* BEGIN Recorded information *
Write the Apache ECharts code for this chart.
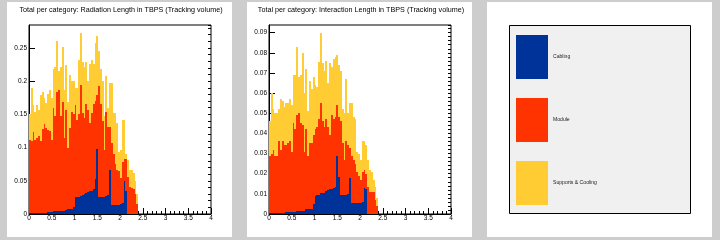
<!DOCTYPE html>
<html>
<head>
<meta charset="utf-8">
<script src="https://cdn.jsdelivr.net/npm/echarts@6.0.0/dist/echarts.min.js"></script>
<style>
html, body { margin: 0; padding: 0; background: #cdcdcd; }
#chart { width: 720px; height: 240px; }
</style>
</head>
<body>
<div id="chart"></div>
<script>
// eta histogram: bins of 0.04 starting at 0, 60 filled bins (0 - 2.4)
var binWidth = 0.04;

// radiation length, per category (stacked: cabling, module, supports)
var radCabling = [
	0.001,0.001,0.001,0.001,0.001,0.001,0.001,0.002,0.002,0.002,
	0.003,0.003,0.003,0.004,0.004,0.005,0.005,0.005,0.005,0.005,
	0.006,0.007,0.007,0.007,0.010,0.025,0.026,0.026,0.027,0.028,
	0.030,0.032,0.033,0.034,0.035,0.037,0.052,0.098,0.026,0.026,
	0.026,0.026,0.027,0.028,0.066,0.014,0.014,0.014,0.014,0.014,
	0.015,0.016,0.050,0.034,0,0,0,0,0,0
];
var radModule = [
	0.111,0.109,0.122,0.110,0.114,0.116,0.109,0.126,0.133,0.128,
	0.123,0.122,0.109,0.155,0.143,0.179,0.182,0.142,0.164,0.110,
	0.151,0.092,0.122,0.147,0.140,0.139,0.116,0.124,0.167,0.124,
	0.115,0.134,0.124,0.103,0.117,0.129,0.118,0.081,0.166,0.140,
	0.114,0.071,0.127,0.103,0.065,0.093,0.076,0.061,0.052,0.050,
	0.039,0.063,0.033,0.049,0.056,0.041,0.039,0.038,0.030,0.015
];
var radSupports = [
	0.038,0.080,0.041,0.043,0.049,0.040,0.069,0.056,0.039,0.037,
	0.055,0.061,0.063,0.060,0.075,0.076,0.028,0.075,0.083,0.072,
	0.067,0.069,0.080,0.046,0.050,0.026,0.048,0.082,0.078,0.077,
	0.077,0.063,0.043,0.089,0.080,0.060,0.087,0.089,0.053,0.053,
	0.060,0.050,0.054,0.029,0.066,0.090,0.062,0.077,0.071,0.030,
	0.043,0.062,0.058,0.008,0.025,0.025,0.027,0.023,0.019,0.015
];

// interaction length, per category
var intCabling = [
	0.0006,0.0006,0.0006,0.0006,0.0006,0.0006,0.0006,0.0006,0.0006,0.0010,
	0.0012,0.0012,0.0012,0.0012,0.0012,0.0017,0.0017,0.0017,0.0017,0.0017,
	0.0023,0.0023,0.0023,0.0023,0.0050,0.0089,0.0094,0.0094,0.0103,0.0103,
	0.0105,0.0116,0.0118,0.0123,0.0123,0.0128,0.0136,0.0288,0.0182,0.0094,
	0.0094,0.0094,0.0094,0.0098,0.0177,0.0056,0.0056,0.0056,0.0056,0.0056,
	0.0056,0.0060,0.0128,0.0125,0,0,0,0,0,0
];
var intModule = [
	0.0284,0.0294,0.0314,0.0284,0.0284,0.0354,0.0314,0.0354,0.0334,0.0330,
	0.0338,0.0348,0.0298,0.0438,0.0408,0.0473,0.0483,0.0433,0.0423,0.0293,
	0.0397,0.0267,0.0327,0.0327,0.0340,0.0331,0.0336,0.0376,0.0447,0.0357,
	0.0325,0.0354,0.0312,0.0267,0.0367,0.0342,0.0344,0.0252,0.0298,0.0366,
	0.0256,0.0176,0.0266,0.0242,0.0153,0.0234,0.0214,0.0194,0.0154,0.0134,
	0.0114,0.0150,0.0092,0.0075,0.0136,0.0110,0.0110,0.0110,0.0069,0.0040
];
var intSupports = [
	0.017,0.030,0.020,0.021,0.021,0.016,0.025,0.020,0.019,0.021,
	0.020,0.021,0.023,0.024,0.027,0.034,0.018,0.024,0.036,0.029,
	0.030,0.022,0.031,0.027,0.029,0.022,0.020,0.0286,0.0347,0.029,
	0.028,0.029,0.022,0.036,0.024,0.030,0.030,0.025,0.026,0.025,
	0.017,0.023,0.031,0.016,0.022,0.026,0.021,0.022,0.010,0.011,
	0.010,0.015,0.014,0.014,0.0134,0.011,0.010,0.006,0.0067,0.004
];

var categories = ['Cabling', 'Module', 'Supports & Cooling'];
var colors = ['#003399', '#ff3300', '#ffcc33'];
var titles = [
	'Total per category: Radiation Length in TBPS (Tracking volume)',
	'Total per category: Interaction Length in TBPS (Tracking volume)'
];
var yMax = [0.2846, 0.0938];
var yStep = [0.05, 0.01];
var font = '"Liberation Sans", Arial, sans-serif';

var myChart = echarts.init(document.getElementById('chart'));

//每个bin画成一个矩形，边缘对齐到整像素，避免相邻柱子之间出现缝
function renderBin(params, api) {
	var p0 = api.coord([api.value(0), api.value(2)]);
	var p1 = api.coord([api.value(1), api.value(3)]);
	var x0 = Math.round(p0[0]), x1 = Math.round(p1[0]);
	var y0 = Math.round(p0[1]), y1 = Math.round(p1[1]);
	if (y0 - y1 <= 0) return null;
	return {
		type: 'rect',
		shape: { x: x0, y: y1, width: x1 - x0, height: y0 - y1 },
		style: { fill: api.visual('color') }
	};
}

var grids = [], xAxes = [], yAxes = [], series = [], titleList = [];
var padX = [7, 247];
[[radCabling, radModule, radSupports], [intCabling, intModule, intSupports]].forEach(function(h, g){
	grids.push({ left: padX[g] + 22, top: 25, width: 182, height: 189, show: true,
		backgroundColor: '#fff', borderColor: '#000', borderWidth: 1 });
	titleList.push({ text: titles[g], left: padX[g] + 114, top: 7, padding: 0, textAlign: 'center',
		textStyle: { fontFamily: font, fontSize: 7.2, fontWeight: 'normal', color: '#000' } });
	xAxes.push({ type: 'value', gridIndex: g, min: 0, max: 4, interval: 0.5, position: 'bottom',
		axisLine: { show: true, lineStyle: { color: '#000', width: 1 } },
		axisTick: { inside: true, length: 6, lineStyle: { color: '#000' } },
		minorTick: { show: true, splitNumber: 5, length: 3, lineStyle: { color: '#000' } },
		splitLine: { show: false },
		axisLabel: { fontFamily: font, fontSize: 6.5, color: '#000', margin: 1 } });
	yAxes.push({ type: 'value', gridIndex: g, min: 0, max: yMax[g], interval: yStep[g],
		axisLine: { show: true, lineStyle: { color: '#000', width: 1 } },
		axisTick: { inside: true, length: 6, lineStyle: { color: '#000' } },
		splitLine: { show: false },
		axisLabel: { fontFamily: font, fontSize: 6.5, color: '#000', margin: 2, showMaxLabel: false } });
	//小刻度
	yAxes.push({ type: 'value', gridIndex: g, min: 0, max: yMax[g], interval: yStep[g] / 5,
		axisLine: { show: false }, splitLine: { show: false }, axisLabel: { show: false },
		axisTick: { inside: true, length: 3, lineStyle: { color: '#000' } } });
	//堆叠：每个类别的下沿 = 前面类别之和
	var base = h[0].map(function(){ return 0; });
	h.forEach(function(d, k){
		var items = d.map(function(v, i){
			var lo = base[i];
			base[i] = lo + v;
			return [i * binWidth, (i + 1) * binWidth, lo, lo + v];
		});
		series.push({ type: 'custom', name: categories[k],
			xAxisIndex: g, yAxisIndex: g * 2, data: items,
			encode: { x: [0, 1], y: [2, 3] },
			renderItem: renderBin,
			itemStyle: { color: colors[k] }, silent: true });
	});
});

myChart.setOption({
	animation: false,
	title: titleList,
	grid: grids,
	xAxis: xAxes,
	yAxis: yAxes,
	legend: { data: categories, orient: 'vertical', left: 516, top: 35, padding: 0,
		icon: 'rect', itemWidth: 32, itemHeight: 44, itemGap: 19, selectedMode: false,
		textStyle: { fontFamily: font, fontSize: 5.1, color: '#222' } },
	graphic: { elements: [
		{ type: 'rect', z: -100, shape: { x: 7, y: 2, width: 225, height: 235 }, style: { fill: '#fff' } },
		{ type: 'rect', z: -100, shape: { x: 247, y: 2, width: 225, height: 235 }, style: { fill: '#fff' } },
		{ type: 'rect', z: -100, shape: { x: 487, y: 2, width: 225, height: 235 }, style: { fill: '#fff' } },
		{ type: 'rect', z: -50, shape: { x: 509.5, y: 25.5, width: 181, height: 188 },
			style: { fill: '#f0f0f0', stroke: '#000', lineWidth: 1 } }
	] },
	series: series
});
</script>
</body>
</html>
* END Recorded information *
What you have to do -
Every line from the top of the material above through the line with "var binWidth = 0.04;" should be duplicated exactly, please; leave out the pictures.

Final result -
Write the Apache ECharts code for this chart.
<!DOCTYPE html>
<html>
<head>
<meta charset="utf-8">
<script src="https://cdn.jsdelivr.net/npm/echarts@6.0.0/dist/echarts.min.js"></script>
<style>
html, body { margin: 0; padding: 0; background: #cdcdcd; }
#chart { width: 720px; height: 240px; }
</style>
</head>
<body>
<div id="chart"></div>
<script>
// eta histogram: bins of 0.04 starting at 0, 60 filled bins (0 - 2.4)
var binWidth = 0.04;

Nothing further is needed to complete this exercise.